The first show I went to alone was an Alex G show in the summer after my senior year of high school. None of my friends had really started to like him yet, but I’d been listening to DSU non-stop since it came out, so I told myself I’d go. “I’m a big girl now,” I thought, “I can go to shows alone.”
The hour-long train ride there consisted of me pushing down anxiety-nausea with big gulps of water. I would spend time obsessively thinking about what the people at the show might think when they see me alone. Then I’d tell myself that nobody would be paying enough attention to anybody else to notice that kinda thing. Then I’d get sad. You get the picture.

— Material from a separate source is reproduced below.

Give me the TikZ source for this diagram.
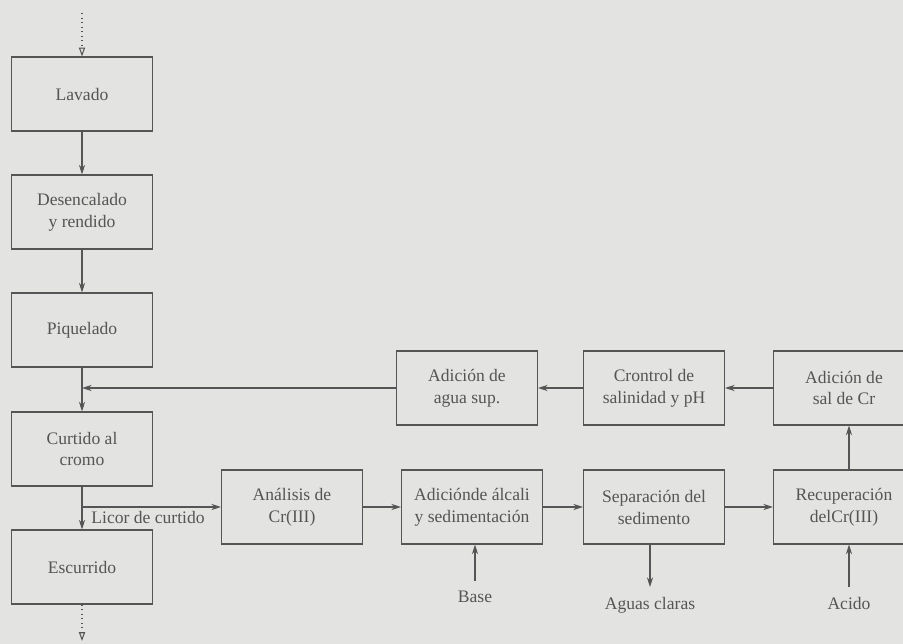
\documentclass[tikz,border=0pt]{standalone}
\usepackage{fontspec}
\setmainfont{Liberation Serif}
\usetikzlibrary{positioning, calc, arrows.meta}
\definecolor{papel}{RGB}{227,227,225}
\definecolor{tinta}{RGB}{85,85,85}

\begin{document}
\begin{tikzpicture}[x=0.02cm, y=-0.02cm,
    caja/.style={draw=tinta, line width=0.6pt, text=tinta, inner sep=0pt,
      minimum width=2.82cm, minimum height=1.48cm, align=center,
      font=\fontsize{10}{12.5}\selectfont},
    etiq/.style={text=tinta, inner xsep=1pt, inner ysep=5.5pt,
      font=\fontsize{10}{12.5}\selectfont},
    flecha/.style={draw=tinta, line width=0.6pt, -{Stealth[length=5.5pt,width=3.5pt]}},
    punteada/.style={draw=tinta, line width=0.6pt, dotted,
      -{Triangle[open,length=5pt,width=3.5pt]}}]
\path[use as bounding box, fill=papel] (0,0) rectangle (903,644);

% columna de proceso
\node[caja] (lav) at (82,94)  {Lavado};
\node[caja] (des) at (82,212) {Desencalado\\y rendido};
\node[caja] (piq) at (82,330) {Piquelado};
\node[caja] (cur) at (82,449) {Curtido al\\cromo};
\node[caja] (esc) at (82,567) {Escurrido};
\coordinate (entrada) at (82,13);
\coordinate (salida)  at (82,641);

% recuperacion del cromo
\node[caja] (ana) at (292,507) {Análisis de\\Cr(III)};
\node[caja] (alc) at (472,507) {Adiciónde álcali\\y sedimentación};
\node[caja] (sep) at (654,507) {Separación del\\sedimento};
\node[caja] (rec) at (844,507) {Recuperación\\delCr(III)};

\node[caja] (agua) at (467,388) {Adición de\\agua sup.};
\node[caja] (ctl)  at (654,388) {Crontrol de\\salinidad y pH};
\node[caja] (sal)  at (844,388) {Adición de\\sal de Cr};

\node[etiq] (base)  at (475,597) {Base};
\node[etiq] (aguas) at (650,605) {Aguas claras};
\node[etiq] (acido) at (849,603) {Acido};
\node[etiq, inner ysep=1pt] (licor) at (148,517) {Licor de curtido};

\draw[punteada] (entrada) -- (lav);
\path
    (lav) edge[flecha] (des)
    (des) edge[flecha] (piq)
    (piq) edge[flecha] (cur)
    (cur) edge[flecha] (esc);
\draw[punteada] (esc) -- (salida);

\draw[flecha] (cur.south |- ana.west) -- (ana.west);
\path
    (ana) edge[flecha] (alc)
    (alc) edge[flecha] (sep)
    (sep) edge[flecha] (rec);
\draw[flecha] (acido |- rec.north) -- (acido |- sal.south);
\path
    (sal) edge[flecha] (ctl)
    (ctl) edge[flecha] (agua);
\draw[flecha] (agua.west) -- (agua.west -| piq.south);

\draw[flecha] (base.north) -- (base.north |- alc.south);
\draw[flecha] (aguas.north |- sep.south) -- (aguas.north);
\draw[flecha] (acido.north) -- (acido.north |- rec.south);
\end{tikzpicture}
\end{document}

That show was probably one of the best I’ve seen to date, slightly ruined by the fact that this girl (another alone-attender, though she had a “Press” badge to deflect the blame onto) would not stop following me around until my subway station on the way home. A part from her mild clinginess, there was nothing wrong with this girl––if anything, she seemed pretty sweet. Having experienced a small part of the show alone, though, I didn’t wanna turn back. Being in this small, 100-year-old basement, listening to Alex play guitar, his face covered in cake (don’t ask), felt really intimate. I wasn’t distracted; or, rather, nobody was distracting me. I was completely there, and it was really fucking wonderful. (Until Lindsay tapped me on the shoulder and asked what my name was. Bitch.)
Go to shows alone! Or, rather, don’t let a lack of company stop you from seeing any bands live. CC is a more socially-focused environment than most, but even here, shows don’t exist for you to be seen. Shows exist for you to see, listen and pay attention to who’s on stage.
The Tyler show was amazing. I took the empty spots by the stairs of the Ogden, left behind by a crowd of five k-holing teenagers that were being escorted out by the cops, as I walked in. For the next hour and a half, I just listened. It was the best night I’d had in a long time (maybe I really am a big girl now).